Repetition Potpourri


Due: 11 a.m., Wednesday, 15 October 2008

Summary: Practice three techniques for repetition you learned this week.

Purposes: Gain additional experience with compose, interesting uses of image-compute-pixels!, and basic list recursion.

Expected Time: Two to three hours.

Collaboration: We encourage you to work in groups of size three. You may, however, work alone or work in a group of size two or size four. You may discuss this assignment with anyone, provided you credit such discussions when you submit the assignment.

Submitting: Email your answer to . The title of your email should have the form HW6 and should contain your answers to all parts of the assignment. Scheme code should be in the body of the message.

Warning: So that this assignment is a learning experience for everyone, we may spend class time publicly critiquing your work.

Preliminaries

This assignment has three parts, based on three topics from the past week. The three parts are independent and may be completed in any order.

Assignment

Part A: Image filters

1. Implement a procedure (image-through-rose-colored-glasses image weight). This procedure should take an image and a weight as parameters and produce a new image where each pixel is the weighted average of the color from the original image and the color named rose. Consider the following examples using Professor Davis's StalkerNet image:

Originalweight = 0.3weight = 0.7

We have several hints for you:

  • Use image-variant to produce the new image.
  • In homework 4, you implemented the rgb-weighted-average procedure. Think about how to make use of that procedure here.
  • At some point you will need to convert the color name “rose” to an RGB value. This operation is slow and could have a significant effect on the efficiency of your filter. Think about where and when you will make this conversion to let the filter run as quickly as possible.
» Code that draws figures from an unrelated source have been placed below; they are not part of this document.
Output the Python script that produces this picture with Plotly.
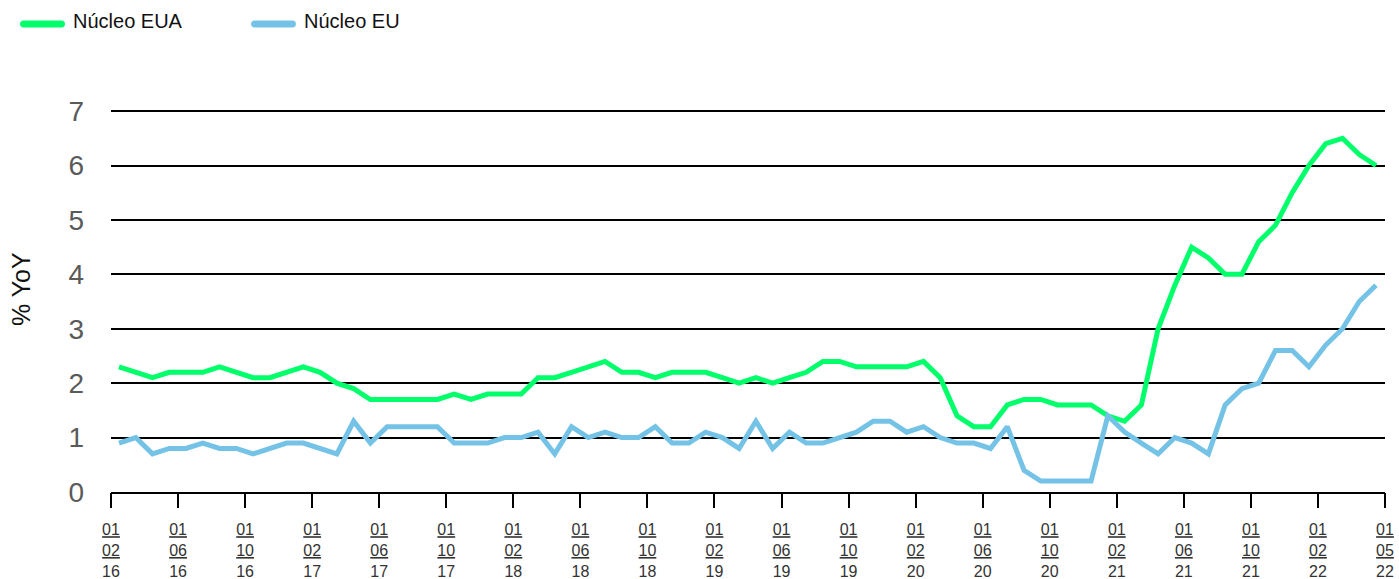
import pandas as pd
import plotly.graph_objects as go

# ---- data -------------------------------------------------------------
months = pd.date_range("2016-02-01", periods=76, freq="MS").strftime("%Y-%m").tolist()

nucleo_eua = [
    2.3, 2.2, 2.1, 2.2, 2.2, 2.2, 2.3, 2.2, 2.1, 2.1, 2.2, 2.3, 2.2,
    2.0, 1.9, 1.7, 1.7, 1.7, 1.7, 1.7, 1.8, 1.7, 1.8, 1.8, 1.8,
    2.1, 2.1, 2.2, 2.3, 2.4, 2.2, 2.2, 2.1, 2.2, 2.2, 2.2, 2.1,
    2.0, 2.1, 2.0, 2.1, 2.2, 2.4, 2.4, 2.3, 2.3, 2.3, 2.3, 2.4,
    2.1, 1.4, 1.2, 1.2, 1.6, 1.7, 1.7, 1.6, 1.6, 1.6, 1.4, 1.3, 1.6,
    3.0, 3.8, 4.5, 4.3, 4.0, 4.0, 4.6, 4.9, 5.5, 6.0, 6.4, 6.5, 6.2, 6.0,
]

nucleo_eu = [
    0.9, 1.0, 0.7, 0.8, 0.8, 0.9, 0.8, 0.8, 0.7, 0.8, 0.9, 0.9, 0.8,
    0.7, 1.3, 0.9, 1.2, 1.2, 1.2, 1.2, 0.9, 0.9, 0.9, 1.0, 1.0,
    1.1, 0.7, 1.2, 1.0, 1.1, 1.0, 1.0, 1.2, 0.9, 0.9, 1.1, 1.0,
    0.8, 1.3, 0.8, 1.1, 0.9, 0.9, 1.0, 1.1, 1.3, 1.3, 1.1, 1.2,
    1.0, 0.9, 0.9, 0.8, 1.2, 0.4, 0.2, 0.2, 0.2, 0.2, 1.4, 1.1, 0.9,
    0.7, 1.0, 0.9, 0.7, 1.6, 1.9, 2.0, 2.6, 2.6, 2.3, 2.7, 3.0, 3.5, 3.8,
]

tick_labels = [
    "01/02/16", "01/06/16", "01/10/16",
    "01/02/17", "01/06/17", "01/10/17",
    "01/02/18", "01/06/18", "01/10/18",
    "01/02/19", "01/06/19", "01/10/19",
    "01/02/20", "01/06/20", "01/10/20",
    "01/02/21", "01/06/21", "01/10/21",
    "01/02/22", "01/05/22",
]

y_ticks = [0, 1, 2, 3, 4, 5, 6, 7]

series_names = ["Núcleo EUA", "Núcleo EU"]
series_colors = ["#00ff6a", "#74c3e7"]

# ---- layout geometry (pixels) ----------------------------------------
W, H = 1399, 579
L, R = 111, 1385
T, B = 110, 492
pw, ph = R - L, B - T


def px_x(p):
    return (p - L) / pw


def px_y(p):
    return (B - p) / ph


fig = go.Figure()
for name, vals, col in zip(series_names, [nucleo_eua, nucleo_eu], series_colors):
    fig.add_trace(go.Scatter(
        x=months, y=vals, mode="lines", name=name,
        line=dict(color=col, width=5, shape="linear"),
        showlegend=False,
        hovertemplate="%{x}: %{y}<extra>" + name + "</extra>",
    ))

# empty trace that only hosts the overlaid tick axis
fig.add_trace(go.Scatter(x=[], y=[], xaxis="x2", yaxis="y",
                         showlegend=False, hoverinfo="skip"))

fmt_ticks = []
for t in tick_labels:
    d, m, y = t.split("/")
    fmt_ticks.append(f"<u>{d}</u><br><u>{m}</u><br>{y}")

fig.update_layout(
    width=W, height=H,
    margin=dict(l=L, r=W - R, t=T, b=H - B, autoexpand=False),
    paper_bgcolor="white", plot_bgcolor="white",
    showlegend=False,
    xaxis=dict(
        type="category",
        range=[-0.477, 75.537],
        showgrid=False, zeroline=False,
        showticklabels=False, ticks="",
        showline=True, linecolor="black", linewidth=2,
        automargin=False,
    ),
    xaxis2=dict(
        overlaying="x", anchor="y", side="bottom",
        type="linear",
        range=[0, len(tick_labels) - 1],
        tickmode="array",
        tickvals=list(range(len(tick_labels))),
        ticktext=fmt_ticks,
        ticks="outside", ticklen=15, tickwidth=2, tickcolor="black",
        showgrid=False, zeroline=False, showline=False,
        tickfont=dict(family="Liberation Sans", size=16, color="#333333"),
        tickangle=0,
        ticklabelstandoff=8,
        automargin=False,
    ),
    yaxis=dict(
        range=[0, 7.02],
        tickmode="array", tickvals=y_ticks,
        showgrid=True, gridcolor="black", gridwidth=1.5,
        zeroline=False, showline=False, ticks="",
        ticklabelstandoff=26,
        tickfont=dict(family="Liberation Sans", size=28, color="#5a5a5a"),
        automargin=False,
    ),
)

# y-axis title
fig.add_annotation(
    text="% YoY", xref="paper", yref="paper",
    x=px_x(21), y=px_y(289), xanchor="center", yanchor="middle",
    textangle=-90, showarrow=False,
    font=dict(family="Liberation Sans", size=25, color="#111111"),
)

# custom legend (rounded swatches + labels)
legend_items = [(20, 71), (251, 302)]
swatch_len = 45
r = 3.5
k = 4.67
path = (f"M{r},{-r} L{swatch_len - r},{-r} "
        f"C{swatch_len - r + k},{-r} {swatch_len - r + k},{r} {swatch_len - r},{r} "
        f"L{r},{r} C{r - k},{r} {r - k},{-r} {r},{-r} Z")
for (sx, tx), name, col in zip(legend_items, series_names, series_colors):
    fig.add_shape(
        type="path", path=path,
        xref="paper", yref="paper",
        xsizemode="pixel", ysizemode="pixel",
        xanchor=px_x(sx), yanchor=px_y(24),
        fillcolor=col, line=dict(width=0),
    )
    fig.add_annotation(
        text=name, xref="paper", yref="paper",
        x=px_x(tx), y=px_y(21), xanchor="left", yanchor="middle",
        showarrow=False,
        font=dict(family="Liberation Sans", size=20, color="#111111"),
    )

fig.write_html("out.html")
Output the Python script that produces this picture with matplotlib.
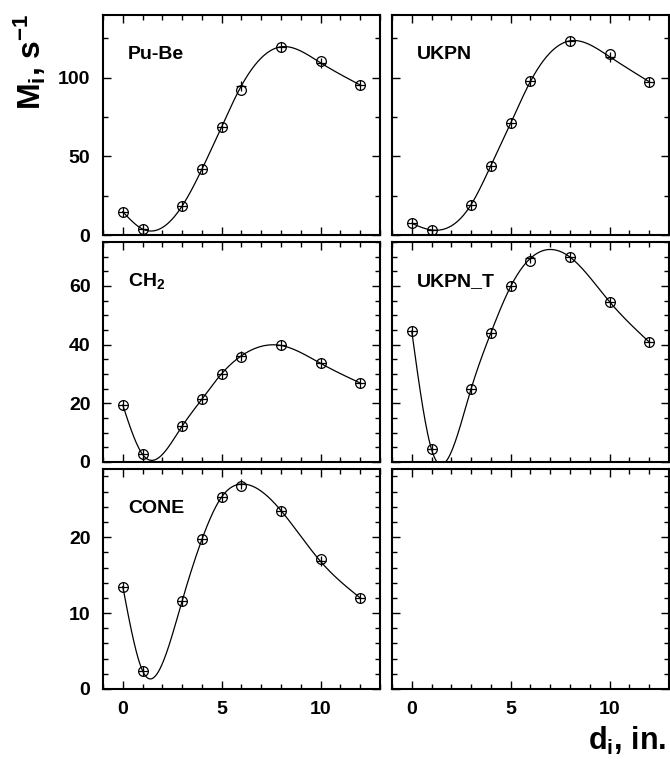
import numpy as np
import matplotlib.pyplot as plt
from matplotlib.ticker import MultipleLocator

plt.rcParams['font.family'] = ['Liberation Sans', 'DejaVu Sans']
plt.rcParams['font.weight'] = 'bold'
plt.rcParams['mathtext.fontset'] = 'custom'
plt.rcParams['mathtext.rm'] = 'Liberation Sans:bold'
plt.rcParams['mathtext.bf'] = 'Liberation Sans:bold'
plt.rcParams['mathtext.it'] = 'Liberation Sans:bold'

# distance d_i (in.)
d = [0, 1, 3, 4, 5, 6, 8, 10, 12]

# measured (circles) and fitted (crosses) count rates M_i, s^-1
pube_meas = [14.8, 3.8, 18.4, 41.8, 68.9, 92.2, 119.7, 110.8, 95.4]
pube_fit = [14.8, 3.8, 18.4, 41.8, 68.9, 95.0, 119.7, 109.5, 95.4]
ukpn_meas = [7.4, 3.2, 19.3, 44.1, 71.0, 97.7, 123.5, 115.1, 97.5]
ukpn_fit = [7.4, 3.2, 19.3, 44.1, 71.0, 97.7, 123.5, 113.4, 97.5]
ch2_meas = [19.4, 2.6, 12.2, 21.4, 30.1, 35.8, 39.7, 33.6, 26.9]
ch2_fit = [19.4, 2.6, 12.2, 21.4, 30.1, 36.2, 39.7, 33.6, 26.9]
ukpnt_meas = [44.6, 4.3, 24.9, 44.0, 59.8, 68.6, 69.8, 54.6, 40.9]
ukpnt_fit = [44.6, 4.3, 24.9, 44.0, 59.8, 69.4, 69.8, 54.6, 40.9]
cone_meas = [13.5, 2.4, 11.6, 19.7, 25.3, 26.7, 23.5, 17.1, 12.0]
cone_fit = [13.5, 2.4, 11.6, 19.7, 25.3, 27.0, 23.5, 16.8, 12.0]

panels = [
    ('Pu-Be', pube_meas, pube_fit),
    ('UKPN', ukpn_meas, ukpn_fit),
    ('CH$_2$', ch2_meas, ch2_fit),
    ('UKPN_T', ukpnt_meas, ukpnt_fit),
    ('CONE', cone_meas, cone_fit),
    (None, None, None),
]
row_ylim = [140, 75, 29]
row_major = [50, 20, 10]
row_minor = [25, 5, 2]


def spline(x, y, n=300):
    # natural cubic spline, only used to draw the smooth fit line
    x = np.asarray(x, float)
    y = np.asarray(y, float)
    k = len(x)
    h = np.diff(x)
    A = np.zeros((k, k))
    b = np.zeros(k)
    A[0, 0] = A[-1, -1] = 1
    for i in range(1, k - 1):
        A[i, i - 1] = h[i - 1]
        A[i, i] = 2 * (h[i - 1] + h[i])
        A[i, i + 1] = h[i]
        b[i] = 3 * ((y[i + 1] - y[i]) / h[i] - (y[i] - y[i - 1]) / h[i - 1])
    c = np.linalg.solve(A, b)
    xs = np.linspace(x[0], x[-1], n)
    ys = np.empty(n)
    for j, xv in enumerate(xs):
        i = min(np.searchsorted(x, xv, side='right') - 1, k - 2)
        t = xv - x[i]
        bb = (y[i + 1] - y[i]) / h[i] - h[i] * (2 * c[i] + c[i + 1]) / 3
        dd = (c[i + 1] - c[i]) / (3 * h[i])
        ys[j] = y[i] + bb * t + c[i] * t ** 2 + dd * t ** 3
    return xs, ys


fig = plt.figure(figsize=(6.7, 7.63), dpi=100)
lefts = [0.1537, 0.585]
bottoms = [0.692, 0.3945, 0.097]
w, h = 0.4134, 0.2885

for n, (name, meas, fit) in enumerate(panels):
    r, c = divmod(n, 2)
    ax = fig.add_axes([lefts[c], bottoms[r], w, h])
    ax.set_xlim(-1, 13)
    ax.set_ylim(0, row_ylim[r])
    ax.xaxis.set_major_locator(MultipleLocator(5))
    ax.xaxis.set_minor_locator(MultipleLocator(1))
    ax.yaxis.set_major_locator(MultipleLocator(row_major[r]))
    ax.yaxis.set_minor_locator(MultipleLocator(row_minor[r]))
    ax.tick_params(which='both', direction='in', top=True, right=True,
                   width=1.0, labelsize=14, pad=9)
    ax.tick_params(which='major', length=5.8)
    ax.tick_params(which='minor', length=3.6)
    for s in ax.spines.values():
        s.set_linewidth(1.5)
    if c == 1:
        ax.tick_params(labelleft=False)
    if r < 2:
        ax.tick_params(labelbottom=False)
    for lab in ax.get_xticklabels() + ax.get_yticklabels():
        lab.set_fontweight('bold')
    if name is None:
        continue
    xs, ys = spline(d, fit)
    ax.plot(xs, ys, color='black', lw=0.9)
    ax.plot(d, meas, 'o', mfc='none', mec='black', ms=7, mew=0.9)
    ax.plot(d, fit, '+', color='black', ms=7.5, mew=0.9)
    ax.text(0.09, 0.82, name, transform=ax.transAxes, fontsize=14,
            fontweight='bold', ha='left', va='center')

fig.text(0.045, 0.982, 'M$_i$, s$^{-1}$', rotation=90,
         fontsize=23, fontweight='bold', ha='center', va='top')
fig.text(0.995, 0.008, 'd$_i$, in.', fontsize=22,
         fontweight='bold', ha='right', va='bottom')

fig.savefig('out.png', dpi=100)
2. Generalize your procedure by allowing the user to specify what color to use for the filter. Write a new procedure, (image-color-filter image weight colorname). The third parameter should be a string representing the name of a color.

Here are a few examples.

Originalweight = 0.5, colorname = “sky blueweight = 0.7, colorname = “sea green

Part B: Creating interesting (?) images with image-compute-pixels!

3. Build the ugliest image you can (in one hour or less) using the ideas from the lab on building images by iterating over positions. Your image should include at least one blend, at least one striped shape, and at least one shape that is not a square or rectangle.

Part C: Basic list recursion

4. Imagine that map were not included in Scheme. Could you implement it yourself? Certainly! The map procedure can be implemented recursively. In fact, this is a procedure that we implemented ourselves for DrFu.

Using what you learned about list recursion this week, implement the procedure (my-map proc lst). Like map, your procedure should take as parameters a unary procedure and a list, and produce a new list that contains the results of applying the procedure to each item in the original list. Please document my-map using the 6 P's format.

5. In the lab on recursion basics, we asked you to implement a procedure (rgb-tally-dark colors) that, given a list of colors, counts how many are dark. How might we generalize this idea? A more general procedure might take both a list and a predicate as parameters, and count the number of items in the list for which the predicate is true.

Implement a procedure (tally pred? lst) that takes as parameters pred?, a predicate procedure, and lst, a list of values. The procedure should return a non-negative integer representing the number of items in lst for which pred? is true.

For example,

> (tally even? (list 1 2 3 4 5))
2
> (tally odd? (list 1 2 3 4 5))
3
> (tally integer? (list 1 2 3 4 5))
5
> (tally symbol? (list 1 2 3 4 5))
0

Important Evaluation Criteria

In evaluating your work, we will consider the correctness, conciseness, and elegance of your code and the documentation we asked you to write. In awarding pluses, we will also look at the creativity of your code in Part B; did you go beyond what was demonstrated in the lab?

Extra Credit Opportunity: Splitting Lists

Define and test a Scheme procedure, (unriffle lst), that takes a list as its parameter and produces a list of two lists, one comprising the elements in even-numbered positions in the given list, the other comprising the elements in odd-numbered-positions.

> (unriffle (list 'a 'b 'c 'd 'e 'f 'g 'h 'i))
((a c e g i) (b d f h))
> (unriffle (list))
(() ())
> (unriffle (list 'a))
((a) ())
> (unriffle (list 'b))
((b) ())
> (unriffle (list 'a 'b))
((a) (b))

Hint: There are many ways to solve this problem. Most of them involve a recursive helper procedure.